Proposals to incorporate principles of CBDR and peaceful purposes
Article 3 of the IHR 2005 currently has four paragraphs and delineates principles to be applied while implementing the regulations. However, there are several proposals from India, Malaysia, Bangladesh and the U.K. to incorporate more principles into the provision. While the U.K. wants to incorporate a precautionary approach towards the diseases caused or events relating to unknown pathogens, others want to incorporate principles of equity, fairness, common but differentiated responsibilities (CBDR), as well as prioritisation of health systems strengthening in capacity building.
CBDR as a principle becomes important given the resource-intensive nature of the capacity building obligations identified in the IHR 2005 and also certain new proposals expanding the scope of such capacities. Application of this principle has become a necessity and obligatory on the part of the developed countries, given the neo-colonial trends that IHR 2005 followed in its implementation in the last decade or so.
The disparities in the surveillance capacities and response capacities, weakened health systems and inequitable access to health products and technologies are the results of an international health emergency law that is blind towards the development divide between countries and the non-binding approach it employs in the provisions addressing international cooperation.
The only way out from this conundrum is by developing legally binding obligations to address health inequities within IHR 2005 and with a reasonable differentiation between the obligations to be discharged by the developed and developing countries. Since IHR 2005 is the only existing legal instrument, addressing this gap within IHR 2005 is important.
The principle of CBDR is gaining acceptance beyond international environmental law especially among Global South leaders. In the Inaugural Leaders’ Session of Voice of Global South Summit 2023, Prime Minister of India, Narendra Modi called on other leaders to recognize that the principle of CBDR applies to “all global challenges.”
Malaysia additionally has proposed to incorporate a peaceful purposes clause on the exchange of information. Given the proposals to amend IHR 2005 by the developed countries like the U.S. and the E.U. which promote rapid and indiscriminate sharing of information with multiple actors, it is important that the data provided are used only for public health purposes.
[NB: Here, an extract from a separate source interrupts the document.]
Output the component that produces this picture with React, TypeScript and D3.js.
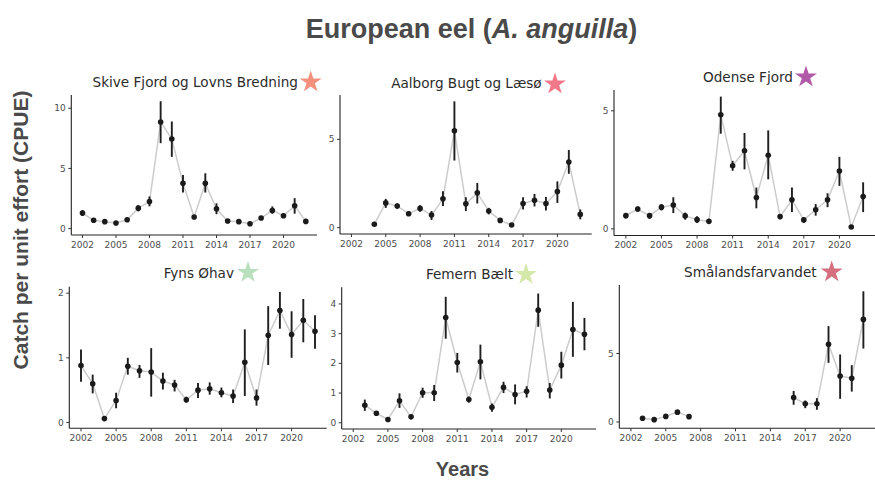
import React from 'react';
import * as d3 from 'd3';

// ---------- DATA ----------
const years = [2002, 2003, 2004, 2005, 2006, 2007, 2008, 2009, 2010, 2011, 2012, 2013, 2014, 2015, 2016, 2017, 2018, 2019, 2020, 2021, 2022];
const xTicks = [2002, 2005, 2008, 2011, 2014, 2017, 2020];

const siteNames = ['Skive Fjord og Lovns Bredning', 'Aalborg Bugt og Læsø', 'Odense Fjord', 'Fyns Øhav', 'Femern Bælt', 'Smålandsfarvandet'];

const skiveMean = [1.29, 0.69, 0.58, 0.47, 0.74, 1.70, 2.25, 8.85, 7.45, 3.76, 0.96, 3.76, 1.65, 0.63, 0.58, 0.41, 0.88, 1.51, 1.07, 1.90, 0.60];
const skiveLo = [1.05, 0.60, 0.50, 0.40, 0.64, 1.43, 1.85, 7.10, 5.96, 3.00, 0.85, 3.00, 1.20, 0.56, 0.50, 0.34, 0.76, 1.24, 0.97, 1.24, 0.48];
const skiveHi = [1.55, 0.78, 0.68, 0.55, 0.84, 1.95, 2.67, 10.58, 8.90, 4.45, 1.07, 4.60, 2.10, 0.70, 0.66, 0.48, 1.00, 1.84, 1.17, 2.53, 0.72];

const aalborgMean = [null, null, 0.19, 1.40, 1.22, 0.79, 1.09, 0.71, 1.63, 5.49, 1.35, 1.97, 0.94, 0.41, 0.15, 1.37, 1.55, 1.37, 2.04, 3.71, 0.75];
const aalborgLo = [null, null, 0.14, 1.12, 1.07, 0.66, 0.90, 0.43, 1.22, 3.80, 0.94, 1.37, 0.75, 0.33, 0.10, 1.03, 1.20, 0.97, 1.40, 3.05, 0.47];
const aalborgHi = [null, null, 0.24, 1.63, 1.37, 0.94, 1.27, 0.94, 2.06, 7.15, 1.72, 2.53, 1.12, 0.49, 0.20, 1.72, 1.91, 1.74, 2.62, 4.40, 1.03];

const odenseMean = [0.56, 0.84, 0.56, 0.92, 1.01, 0.55, 0.39, 0.32, 4.83, 2.67, 3.31, 1.33, 3.12, 0.52, 1.23, 0.38, 0.81, 1.23, 2.45, 0.08, 1.37];
const odenseLo = [0.45, 0.73, 0.43, 0.78, 0.67, 0.39, 0.25, 0.21, 4.03, 2.46, 2.52, 0.87, 2.10, 0.41, 0.71, 0.25, 0.56, 0.92, 1.82, 0.01, 0.71];
const odenseHi = [0.67, 0.95, 0.67, 1.05, 1.34, 0.69, 0.53, 0.42, 5.60, 2.88, 4.06, 1.75, 4.17, 0.63, 1.75, 0.50, 1.05, 1.51, 3.05, 0.15, 1.97];

const fynsMean = [0.88, 0.60, 0.06, 0.34, 0.87, 0.80, 0.78, 0.64, 0.58, 0.35, 0.50, 0.52, 0.46, 0.41, 0.93, 0.38, 1.35, 1.73, 1.36, 1.58, 1.41];
const fynsLo = [0.63, 0.45, 0.04, 0.22, 0.74, 0.69, 0.40, 0.51, 0.48, 0.31, 0.38, 0.43, 0.39, 0.30, 0.41, 0.26, 0.89, 1.45, 1.00, 1.24, 1.14];
const fynsHi = [1.13, 0.74, 0.09, 0.46, 1.00, 0.89, 1.15, 0.77, 0.66, 0.40, 0.61, 0.62, 0.54, 0.51, 1.44, 0.51, 1.80, 2.02, 1.72, 1.91, 1.66];

const femernMean = [null, 0.59, 0.32, 0.11, 0.74, 0.20, 1.01, 1.01, 3.54, 2.03, 0.78, 2.05, 0.52, 1.19, 0.95, 1.06, 3.79, 1.10, 1.94, 3.14, 2.98];
const femernLo = [null, 0.40, 0.28, 0.07, 0.50, 0.11, 0.84, 0.73, 2.83, 1.69, 0.68, 1.46, 0.37, 1.00, 0.62, 0.85, 3.23, 0.82, 1.49, 2.22, 2.44];
const femernHi = [null, 0.78, 0.37, 0.15, 0.99, 0.28, 1.18, 1.27, 4.24, 2.35, 0.88, 2.63, 0.65, 1.38, 1.29, 1.23, 4.35, 1.34, 2.39, 4.07, 3.53];

const smaalandMean = [null, 0.27, 0.17, 0.41, 0.72, 0.39, null, null, null, null, null, null, null, null, 1.79, 1.33, 1.33, 5.68, 3.36, 3.19, 7.49];
const smaalandLo = [null, 0.20, 0.10, 0.33, 0.62, 0.31, null, null, null, null, null, null, null, null, 1.26, 1.01, 0.89, 4.32, 1.69, 2.22, 5.36];
const smaalandHi = [null, 0.34, 0.24, 0.49, 0.82, 0.47, null, null, null, null, null, null, null, null, 2.27, 1.57, 1.74, 7.00, 4.93, 4.15, 9.54];

const yTicksSkive = [0, 5, 10];
const yTicksAalborg = [0, 5];
const yTicksOdense = [0, 5];
const yTicksFyns = [0, 1, 2];
const yTicksFemern = [0, 1, 2, 3, 4];
const yTicksSmaaland = [0, 5];

// ---------- LAYOUT / STYLE ----------
const W = 875;
const H = 480;

const starColors = ['#f4907b', '#f07889', '#b15aa8', '#b8e0bd', '#d4e8a9', '#d6707f'];

type Panel = {
  name: string; mean: (number | null)[]; lo: (number | null)[]; hi: (number | null)[];
  ticks: number[]; yDom: [number, number];
  left: number; right: number; top: number; bottom: number;
  titleEnd: number; titleY: number; starX: number; starY: number; star: string;
};

const panels: Panel[] = [
  { name: siteNames[0], mean: skiveMean, lo: skiveLo, hi: skiveHi, ticks: yTicksSkive, yDom: [-0.53, 11.1],
    left: 71.3, right: 317, top: 95, bottom: 235, titleEnd: 298, titleY: 86.7, starX: 310.7, starY: 82, star: starColors[0] },
  { name: siteNames[1], mean: aalborgMean, lo: aalborgLo, hi: aalborgHi, ticks: yTicksAalborg, yDom: [-0.36, 7.51],
    left: 340, right: 591.7, top: 95, bottom: 234, titleEnd: 541.7, titleY: 88.3, starX: 555, starY: 84, star: starColors[1] },
  { name: siteNames[2], mean: odenseMean, lo: odenseLo, hi: odenseHi, ticks: yTicksOdense, yDom: [-0.28, 5.88],
    left: 614, right: 875, top: 90, bottom: 235.5, titleEnd: 793, titleY: 81.7, starX: 806, starY: 77, star: starColors[2] },
  { name: siteNames[3], mean: fynsMean, lo: fynsLo, hi: fynsHi, ticks: yTicksFyns, yDom: [-0.09, 2.1],
    left: 69.3, right: 326.7, top: 286.7, bottom: 428.3, titleEnd: 234, titleY: 277.7, starX: 248, starY: 272.5, star: starColors[3] },
  { name: siteNames[4], mean: femernMean, lo: femernLo, hi: femernHi, ticks: yTicksFemern, yDom: [-0.21, 4.56],
    left: 341.7, right: 596, top: 287.3, bottom: 429, titleEnd: 513, titleY: 279, starX: 526, starY: 274.5, star: starColors[4] },
  { name: siteNames[5], mean: smaalandMean, lo: smaalandLo, hi: smaalandHi, ticks: yTicksSmaaland, yDom: [-0.46, 10.0],
    left: 619.3, right: 875, top: 285, bottom: 428.3, titleEnd: 816.7, titleY: 276.7, starX: 831.7, starY: 272, star: starColors[5] },
];

const tickFont = 'DejaVu Sans, sans-serif';
const tickColor = '#4d4d4d';

function PanelPlot({ p }: { p: Panel }) {
  const x = d3.scaleLinear().domain([2001, 2023]).range([p.left, p.right]);
  const y = d3.scaleLinear().domain(p.yDom).range([p.bottom, p.top]);
  const rows = years.map((yr, i) => ({ yr, m: p.mean[i], lo: p.lo[i], hi: p.hi[i] }));
  const line = d3.line<{ yr: number; m: number | null }>()
    .defined(d => d.m !== null)
    .x(d => x(d.yr))
    .y(d => y(d.m as number));
  const star = d3.symbol().type(d3.symbolStar).size(150)();
  return (
    <g>
      <text x={p.titleEnd} y={p.titleY} textAnchor="end" fontFamily={tickFont} fontSize={13.6} fill="#2b2b2b">{p.name}</text>
      <path d={star || ''} transform={`translate(${p.starX},${p.starY})`} fill={p.star} />
      <path d={line(rows) || ''} fill="none" stroke="#cccccc" strokeWidth={1.5} />
      {rows.filter(r => r.m !== null && r.lo !== null).map(r => (
        <line key={'e' + r.yr} x1={x(r.yr)} x2={x(r.yr)} y1={y(r.lo as number)} y2={y(r.hi as number)} stroke="#1f1f1f" strokeWidth={1.9} />
      ))}
      {rows.filter(r => r.m !== null).map(r => (
        <circle key={'p' + r.yr} cx={x(r.yr)} cy={y(r.m as number)} r={2.8} fill="#1a1a1a" />
      ))}
      {/* axes */}
      <line x1={p.left} x2={p.left} y1={p.top} y2={p.bottom} stroke="#222" strokeWidth={1.1} />
      <line x1={p.left} x2={p.right} y1={p.bottom} y2={p.bottom} stroke="#222" strokeWidth={1.1} />
      {p.ticks.map(t => (
        <g key={'yt' + t}>
          <line x1={p.left - 3} x2={p.left} y1={y(t)} y2={y(t)} stroke="#333" strokeWidth={1} />
          <text x={p.left - 5.5} y={y(t)} dy="0.35em" textAnchor="end" fontFamily={tickFont} fontSize={9} fill={tickColor}>{t}</text>
        </g>
      ))}
      {xTicks.map(t => (
        <g key={'xt' + t}>
          <line x1={x(t)} x2={x(t)} y1={p.bottom} y2={p.bottom + 3} stroke="#333" strokeWidth={1} />
          <text x={x(t)} y={p.bottom + 12.5} textAnchor="middle" fontFamily={tickFont} fontSize={9} fill={tickColor}>{t}</text>
        </g>
      ))}
    </g>
  );
}

export default function App() {
  return (
    <svg width={W} height={H} style={{ position: 'absolute', left: 0, top: 0, background: '#fff' }}>
      <rect x={0} y={0} width={W} height={H} fill="#fff" />
      <text x={471.5} y={38} textAnchor="middle" fontFamily="Liberation Sans, Arial, sans-serif" fontWeight="bold" fontSize={27} fill="#4a4a4a">
        European eel (<tspan fontStyle="italic">A. anguilla</tspan>)
      </text>
      <text transform="translate(28,230) rotate(-90)" textAnchor="middle" fontFamily="Liberation Sans, Arial, sans-serif" fontWeight="bold" fontSize={21} fill="#4a4a4a">
        Catch per unit effort (CPUE)
      </text>
      <text x={462.5} y={476} textAnchor="middle" fontFamily="Liberation Sans, Arial, sans-serif" fontWeight="bold" fontSize={20} fill="#4a4a4a">Years</text>
      {panels.map(p => <PanelPlot key={p.name} p={p} />)}
    </svg>
  );
}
This proposal has become more important than ever given that the U.S. has also proposed to consider genetic sequence information of pathogens as part of the public health information to be shared under Article 6 of IHR 2005.
It must be noted that ever since the advancement of synthetic biology, and recent developments such as DNA printers, the scope of misutilization of the genetic information by actors that contribute to proliferation of biological weapons as well as bioterrorism has increased. Not only exchange of biological materials but also biological information also needs to be protected in this scenario.
A possible attempt for Early Harvest Approach by the Bureau
At the time of the writing of this article, it is reported that the WGIHR Bureau has circulated Co-chairs’ text relating to Articles 4, 5, 18, 48, 49 and Annex 2. They have requested the Member States to be prepared to negotiate on the said text as well in the coming week. A developing country delegate who spoke to TWN in this regard said “this is the approach we were fundamentally against from the beginning. The gaps identified in COVID-19 Pandemic response was that of equity, it seems like North wants to force a consensus on all other issues except equity.”